**Short problem**: Transcribe the full listing exactly, and drop every picture.

═════ Source material ═════

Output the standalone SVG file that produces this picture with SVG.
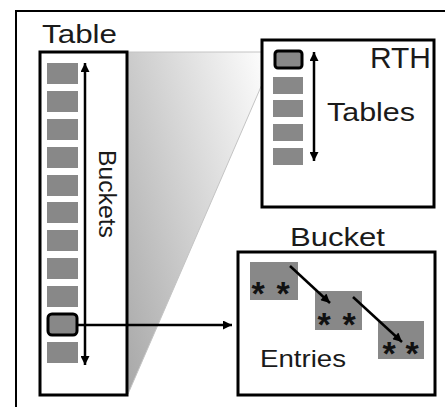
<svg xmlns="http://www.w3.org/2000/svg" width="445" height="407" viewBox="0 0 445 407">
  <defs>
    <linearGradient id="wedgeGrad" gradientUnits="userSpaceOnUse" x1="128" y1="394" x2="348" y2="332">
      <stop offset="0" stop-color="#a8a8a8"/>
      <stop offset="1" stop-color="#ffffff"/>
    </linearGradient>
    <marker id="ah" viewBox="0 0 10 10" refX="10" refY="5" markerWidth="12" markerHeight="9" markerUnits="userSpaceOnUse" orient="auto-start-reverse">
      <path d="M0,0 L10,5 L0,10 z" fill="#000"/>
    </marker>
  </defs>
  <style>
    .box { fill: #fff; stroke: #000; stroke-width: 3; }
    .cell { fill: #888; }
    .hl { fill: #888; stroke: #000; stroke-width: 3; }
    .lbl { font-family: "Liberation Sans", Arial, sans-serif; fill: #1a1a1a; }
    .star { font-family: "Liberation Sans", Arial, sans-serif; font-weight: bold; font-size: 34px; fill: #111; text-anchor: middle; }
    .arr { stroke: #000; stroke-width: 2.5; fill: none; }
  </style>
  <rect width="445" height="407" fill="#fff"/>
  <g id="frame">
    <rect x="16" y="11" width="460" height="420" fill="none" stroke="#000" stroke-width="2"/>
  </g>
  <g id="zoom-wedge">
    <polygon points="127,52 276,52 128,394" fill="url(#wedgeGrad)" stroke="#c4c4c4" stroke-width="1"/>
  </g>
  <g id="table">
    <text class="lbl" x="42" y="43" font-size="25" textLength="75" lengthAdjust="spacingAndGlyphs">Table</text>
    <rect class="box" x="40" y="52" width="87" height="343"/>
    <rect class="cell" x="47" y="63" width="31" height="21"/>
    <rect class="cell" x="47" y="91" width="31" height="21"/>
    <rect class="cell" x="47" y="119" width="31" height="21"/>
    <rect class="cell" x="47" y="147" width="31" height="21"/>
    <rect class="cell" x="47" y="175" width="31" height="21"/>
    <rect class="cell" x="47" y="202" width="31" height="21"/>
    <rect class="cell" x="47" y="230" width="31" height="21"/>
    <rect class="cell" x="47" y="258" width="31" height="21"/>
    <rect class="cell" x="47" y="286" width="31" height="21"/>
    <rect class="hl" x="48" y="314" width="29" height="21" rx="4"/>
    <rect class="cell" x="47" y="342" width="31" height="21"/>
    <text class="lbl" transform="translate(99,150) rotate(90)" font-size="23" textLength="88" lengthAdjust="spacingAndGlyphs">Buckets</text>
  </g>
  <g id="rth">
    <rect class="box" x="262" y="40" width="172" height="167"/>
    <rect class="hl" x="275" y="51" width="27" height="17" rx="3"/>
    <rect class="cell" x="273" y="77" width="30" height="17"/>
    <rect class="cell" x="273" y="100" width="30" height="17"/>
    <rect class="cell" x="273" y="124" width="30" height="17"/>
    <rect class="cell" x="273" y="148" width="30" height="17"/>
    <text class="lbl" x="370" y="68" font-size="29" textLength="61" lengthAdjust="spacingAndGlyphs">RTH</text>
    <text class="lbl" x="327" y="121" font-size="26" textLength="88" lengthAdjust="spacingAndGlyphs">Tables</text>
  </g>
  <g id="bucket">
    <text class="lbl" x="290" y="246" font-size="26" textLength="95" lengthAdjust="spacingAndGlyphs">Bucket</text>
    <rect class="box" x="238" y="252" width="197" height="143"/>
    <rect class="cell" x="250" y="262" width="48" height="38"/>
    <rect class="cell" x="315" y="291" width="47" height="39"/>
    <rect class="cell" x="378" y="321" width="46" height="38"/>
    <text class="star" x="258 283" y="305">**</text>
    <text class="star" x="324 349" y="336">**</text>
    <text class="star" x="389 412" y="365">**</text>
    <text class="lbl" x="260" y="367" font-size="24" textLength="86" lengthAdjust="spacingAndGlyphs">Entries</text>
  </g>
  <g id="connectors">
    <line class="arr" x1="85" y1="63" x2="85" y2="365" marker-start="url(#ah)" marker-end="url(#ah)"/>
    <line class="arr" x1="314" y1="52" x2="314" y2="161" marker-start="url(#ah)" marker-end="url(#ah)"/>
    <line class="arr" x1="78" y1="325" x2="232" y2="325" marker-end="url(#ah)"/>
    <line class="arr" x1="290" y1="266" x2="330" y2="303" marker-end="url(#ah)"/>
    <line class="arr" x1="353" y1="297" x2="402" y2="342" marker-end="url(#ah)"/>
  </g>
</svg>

═════

**Final result**:
Output the standalone SVG file that produces this picture with SVG.
<svg xmlns="http://www.w3.org/2000/svg" width="445" height="407" viewBox="0 0 445 407">
  <defs>
    <linearGradient id="wedgeGrad" gradientUnits="userSpaceOnUse" x1="128" y1="394" x2="348" y2="332">
      <stop offset="0" stop-color="#a8a8a8"/>
      <stop offset="1" stop-color="#ffffff"/>
    </linearGradient>
    <marker id="ah" viewBox="0 0 10 10" refX="10" refY="5" markerWidth="12" markerHeight="9" markerUnits="userSpaceOnUse" orient="auto-start-reverse">
      <path d="M0,0 L10,5 L0,10 z" fill="#000"/>
    </marker>
  </defs>
  <style>
    .box { fill: #fff; stroke: #000; stroke-width: 3; }
    .cell { fill: #888; }
    .hl { fill: #888; stroke: #000; stroke-width: 3; }
    .lbl { font-family: "Liberation Sans", Arial, sans-serif; fill: #1a1a1a; }
    .star { font-family: "Liberation Sans", Arial, sans-serif; font-weight: bold; font-size: 34px; fill: #111; text-anchor: middle; }
    .arr { stroke: #000; stroke-width: 2.5; fill: none; }
  </style>
  <rect width="445" height="407" fill="#fff"/>
  <g id="frame">
    <rect x="16" y="11" width="460" height="420" fill="none" stroke="#000" stroke-width="2"/>
  </g>
  <g id="zoom-wedge">
    <polygon points="127,52 276,52 128,394" fill="url(#wedgeGrad)" stroke="#c4c4c4" stroke-width="1"/>
  </g>
  <g id="table">
    <text class="lbl" x="42" y="43" font-size="25" textLength="75" lengthAdjust="spacingAndGlyphs">Table</text>
    <rect class="box" x="40" y="52" width="87" height="343"/>
    <rect class="cell" x="47" y="63" width="31" height="21"/>
    <rect class="cell" x="47" y="91" width="31" height="21"/>
    <rect class="cell" x="47" y="119" width="31" height="21"/>
    <rect class="cell" x="47" y="147" width="31" height="21"/>
    <rect class="cell" x="47" y="175" width="31" height="21"/>
    <rect class="cell" x="47" y="202" width="31" height="21"/>
    <rect class="cell" x="47" y="230" width="31" height="21"/>
    <rect class="cell" x="47" y="258" width="31" height="21"/>
    <rect class="cell" x="47" y="286" width="31" height="21"/>
    <rect class="hl" x="48" y="314" width="29" height="21" rx="4"/>
    <rect class="cell" x="47" y="342" width="31" height="21"/>
    <text class="lbl" transform="translate(99,150) rotate(90)" font-size="23" textLength="88" lengthAdjust="spacingAndGlyphs">Buckets</text>
  </g>
  <g id="rth">
    <rect class="box" x="262" y="40" width="172" height="167"/>
    <rect class="hl" x="275" y="51" width="27" height="17" rx="3"/>
    <rect class="cell" x="273" y="77" width="30" height="17"/>
    <rect class="cell" x="273" y="100" width="30" height="17"/>
    <rect class="cell" x="273" y="124" width="30" height="17"/>
    <rect class="cell" x="273" y="148" width="30" height="17"/>
    <text class="lbl" x="370" y="68" font-size="29" textLength="61" lengthAdjust="spacingAndGlyphs">RTH</text>
    <text class="lbl" x="327" y="121" font-size="26" textLength="88" lengthAdjust="spacingAndGlyphs">Tables</text>
  </g>
  <g id="bucket">
    <text class="lbl" x="290" y="246" font-size="26" textLength="95" lengthAdjust="spacingAndGlyphs">Bucket</text>
    <rect class="box" x="238" y="252" width="197" height="143"/>
    <rect class="cell" x="250" y="262" width="48" height="38"/>
    <rect class="cell" x="315" y="291" width="47" height="39"/>
    <rect class="cell" x="378" y="321" width="46" height="38"/>
    <text class="star" x="258 283" y="305">**</text>
    <text class="star" x="324 349" y="336">**</text>
    <text class="star" x="389 412" y="365">**</text>
    <text class="lbl" x="260" y="367" font-size="24" textLength="86" lengthAdjust="spacingAndGlyphs">Entries</text>
  </g>
  <g id="connectors">
    <line class="arr" x1="85" y1="63" x2="85" y2="365" marker-start="url(#ah)" marker-end="url(#ah)"/>
    <line class="arr" x1="314" y1="52" x2="314" y2="161" marker-start="url(#ah)" marker-end="url(#ah)"/>
    <line class="arr" x1="78" y1="325" x2="232" y2="325" marker-end="url(#ah)"/>
    <line class="arr" x1="290" y1="266" x2="330" y2="303" marker-end="url(#ah)"/>
    <line class="arr" x1="353" y1="297" x2="402" y2="342" marker-end="url(#ah)"/>
  </g>
</svg>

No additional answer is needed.